Problem requirements: Please transcribe the listing below in full and word for word, without its pictures.

Stored data:

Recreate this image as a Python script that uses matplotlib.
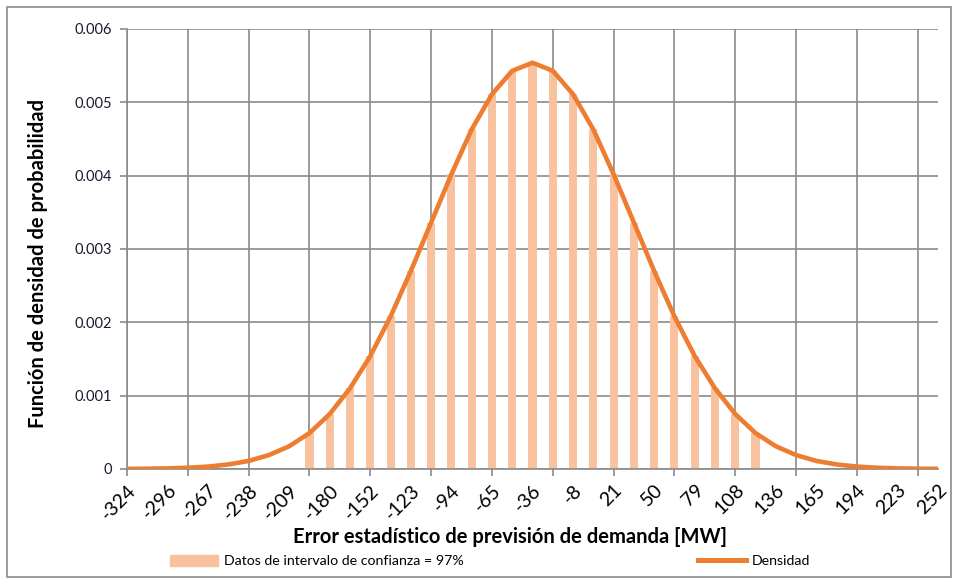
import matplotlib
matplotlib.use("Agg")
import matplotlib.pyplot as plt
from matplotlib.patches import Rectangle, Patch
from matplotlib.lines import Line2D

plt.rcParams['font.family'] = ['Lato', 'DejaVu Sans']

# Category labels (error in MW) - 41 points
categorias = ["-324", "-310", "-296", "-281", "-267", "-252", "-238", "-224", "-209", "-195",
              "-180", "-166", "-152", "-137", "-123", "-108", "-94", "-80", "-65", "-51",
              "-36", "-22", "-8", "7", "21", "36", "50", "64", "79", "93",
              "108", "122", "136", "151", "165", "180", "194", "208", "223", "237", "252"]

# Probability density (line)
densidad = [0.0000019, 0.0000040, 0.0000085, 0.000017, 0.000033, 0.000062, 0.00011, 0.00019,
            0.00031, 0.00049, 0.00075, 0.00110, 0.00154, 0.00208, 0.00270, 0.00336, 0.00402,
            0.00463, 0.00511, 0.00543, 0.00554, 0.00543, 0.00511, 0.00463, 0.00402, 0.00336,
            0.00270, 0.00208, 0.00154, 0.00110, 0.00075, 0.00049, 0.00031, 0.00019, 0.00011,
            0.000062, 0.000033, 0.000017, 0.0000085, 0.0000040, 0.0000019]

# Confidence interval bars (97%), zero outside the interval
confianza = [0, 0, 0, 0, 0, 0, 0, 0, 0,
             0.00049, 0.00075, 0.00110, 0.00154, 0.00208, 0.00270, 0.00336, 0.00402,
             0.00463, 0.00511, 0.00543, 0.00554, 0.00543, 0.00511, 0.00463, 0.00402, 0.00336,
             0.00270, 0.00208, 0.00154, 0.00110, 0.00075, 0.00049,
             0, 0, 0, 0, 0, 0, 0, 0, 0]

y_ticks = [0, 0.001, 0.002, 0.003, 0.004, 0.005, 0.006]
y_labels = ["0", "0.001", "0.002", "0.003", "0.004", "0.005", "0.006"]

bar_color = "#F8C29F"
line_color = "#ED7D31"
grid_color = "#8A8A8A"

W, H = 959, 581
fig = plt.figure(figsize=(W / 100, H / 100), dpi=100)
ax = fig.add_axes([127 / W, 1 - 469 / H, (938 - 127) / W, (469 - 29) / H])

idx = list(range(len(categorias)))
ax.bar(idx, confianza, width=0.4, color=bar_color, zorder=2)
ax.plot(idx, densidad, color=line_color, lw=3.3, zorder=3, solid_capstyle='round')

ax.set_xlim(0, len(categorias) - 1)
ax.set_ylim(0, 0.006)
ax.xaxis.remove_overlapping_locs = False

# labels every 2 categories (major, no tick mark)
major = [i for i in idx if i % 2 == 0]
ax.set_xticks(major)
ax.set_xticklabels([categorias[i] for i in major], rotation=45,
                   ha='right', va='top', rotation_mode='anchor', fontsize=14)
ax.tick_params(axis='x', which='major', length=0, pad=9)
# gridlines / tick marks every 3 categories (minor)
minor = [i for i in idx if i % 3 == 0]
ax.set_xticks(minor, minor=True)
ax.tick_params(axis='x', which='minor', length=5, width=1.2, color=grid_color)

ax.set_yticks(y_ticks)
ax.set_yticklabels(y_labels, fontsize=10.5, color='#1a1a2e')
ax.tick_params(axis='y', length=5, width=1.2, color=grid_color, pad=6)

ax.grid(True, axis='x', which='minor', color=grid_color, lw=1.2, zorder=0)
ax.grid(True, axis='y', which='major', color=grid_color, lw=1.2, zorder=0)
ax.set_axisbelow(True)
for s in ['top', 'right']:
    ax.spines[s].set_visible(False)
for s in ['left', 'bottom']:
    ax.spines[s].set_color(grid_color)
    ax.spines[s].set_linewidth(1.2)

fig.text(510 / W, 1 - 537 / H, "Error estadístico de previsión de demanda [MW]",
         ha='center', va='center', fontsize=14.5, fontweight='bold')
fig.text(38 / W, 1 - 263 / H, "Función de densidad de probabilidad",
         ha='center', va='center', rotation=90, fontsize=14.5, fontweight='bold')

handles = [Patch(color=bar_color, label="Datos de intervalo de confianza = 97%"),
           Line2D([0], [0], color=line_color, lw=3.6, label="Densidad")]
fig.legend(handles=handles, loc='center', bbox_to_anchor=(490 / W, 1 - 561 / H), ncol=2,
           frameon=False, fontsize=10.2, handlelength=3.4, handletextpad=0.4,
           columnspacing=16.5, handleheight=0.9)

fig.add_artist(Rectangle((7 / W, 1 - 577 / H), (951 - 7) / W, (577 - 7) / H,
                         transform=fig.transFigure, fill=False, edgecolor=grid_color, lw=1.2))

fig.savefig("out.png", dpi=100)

Completed exercise:
Recreate this image as a Python script that uses matplotlib.
import matplotlib
matplotlib.use("Agg")
import matplotlib.pyplot as plt
from matplotlib.patches import Rectangle, Patch
from matplotlib.lines import Line2D

plt.rcParams['font.family'] = ['Lato', 'DejaVu Sans']

# Category labels (error in MW) - 41 points
categorias = ["-324", "-310", "-296", "-281", "-267", "-252", "-238", "-224", "-209", "-195",
              "-180", "-166", "-152", "-137", "-123", "-108", "-94", "-80", "-65", "-51",
              "-36", "-22", "-8", "7", "21", "36", "50", "64", "79", "93",
              "108", "122", "136", "151", "165", "180", "194", "208", "223", "237", "252"]

# Probability density (line)
densidad = [0.0000019, 0.0000040, 0.0000085, 0.000017, 0.000033, 0.000062, 0.00011, 0.00019,
            0.00031, 0.00049, 0.00075, 0.00110, 0.00154, 0.00208, 0.00270, 0.00336, 0.00402,
            0.00463, 0.00511, 0.00543, 0.00554, 0.00543, 0.00511, 0.00463, 0.00402, 0.00336,
            0.00270, 0.00208, 0.00154, 0.00110, 0.00075, 0.00049, 0.00031, 0.00019, 0.00011,
            0.000062, 0.000033, 0.000017, 0.0000085, 0.0000040, 0.0000019]

# Confidence interval bars (97%), zero outside the interval
confianza = [0, 0, 0, 0, 0, 0, 0, 0, 0,
             0.00049, 0.00075, 0.00110, 0.00154, 0.00208, 0.00270, 0.00336, 0.00402,
             0.00463, 0.00511, 0.00543, 0.00554, 0.00543, 0.00511, 0.00463, 0.00402, 0.00336,
             0.00270, 0.00208, 0.00154, 0.00110, 0.00075, 0.00049,
             0, 0, 0, 0, 0, 0, 0, 0, 0]

y_ticks = [0, 0.001, 0.002, 0.003, 0.004, 0.005, 0.006]
y_labels = ["0", "0.001", "0.002", "0.003", "0.004", "0.005", "0.006"]

bar_color = "#F8C29F"
line_color = "#ED7D31"
grid_color = "#8A8A8A"

W, H = 959, 581
fig = plt.figure(figsize=(W / 100, H / 100), dpi=100)
ax = fig.add_axes([127 / W, 1 - 469 / H, (938 - 127) / W, (469 - 29) / H])

idx = list(range(len(categorias)))
ax.bar(idx, confianza, width=0.4, color=bar_color, zorder=2)
ax.plot(idx, densidad, color=line_color, lw=3.3, zorder=3, solid_capstyle='round')

ax.set_xlim(0, len(categorias) - 1)
ax.set_ylim(0, 0.006)
ax.xaxis.remove_overlapping_locs = False

# labels every 2 categories (major, no tick mark)
major = [i for i in idx if i % 2 == 0]
ax.set_xticks(major)
ax.set_xticklabels([categorias[i] for i in major], rotation=45,
                   ha='right', va='top', rotation_mode='anchor', fontsize=14)
ax.tick_params(axis='x', which='major', length=0, pad=9)
# gridlines / tick marks every 3 categories (minor)
minor = [i for i in idx if i % 3 == 0]
ax.set_xticks(minor, minor=True)
ax.tick_params(axis='x', which='minor', length=5, width=1.2, color=grid_color)

ax.set_yticks(y_ticks)
ax.set_yticklabels(y_labels, fontsize=10.5, color='#1a1a2e')
ax.tick_params(axis='y', length=5, width=1.2, color=grid_color, pad=6)

ax.grid(True, axis='x', which='minor', color=grid_color, lw=1.2, zorder=0)
ax.grid(True, axis='y', which='major', color=grid_color, lw=1.2, zorder=0)
ax.set_axisbelow(True)
for s in ['top', 'right']:
    ax.spines[s].set_visible(False)
for s in ['left', 'bottom']:
    ax.spines[s].set_color(grid_color)
    ax.spines[s].set_linewidth(1.2)

fig.text(510 / W, 1 - 537 / H, "Error estadístico de previsión de demanda [MW]",
         ha='center', va='center', fontsize=14.5, fontweight='bold')
fig.text(38 / W, 1 - 263 / H, "Función de densidad de probabilidad",
         ha='center', va='center', rotation=90, fontsize=14.5, fontweight='bold')

handles = [Patch(color=bar_color, label="Datos de intervalo de confianza = 97%"),
           Line2D([0], [0], color=line_color, lw=3.6, label="Densidad")]
fig.legend(handles=handles, loc='center', bbox_to_anchor=(490 / W, 1 - 561 / H), ncol=2,
           frameon=False, fontsize=10.2, handlelength=3.4, handletextpad=0.4,
           columnspacing=16.5, handleheight=0.9)

fig.add_artist(Rectangle((7 / W, 1 - 577 / H), (951 - 7) / W, (577 - 7) / H,
                         transform=fig.transFigure, fill=False, edgecolor=grid_color, lw=1.2))

fig.savefig("out.png", dpi=100)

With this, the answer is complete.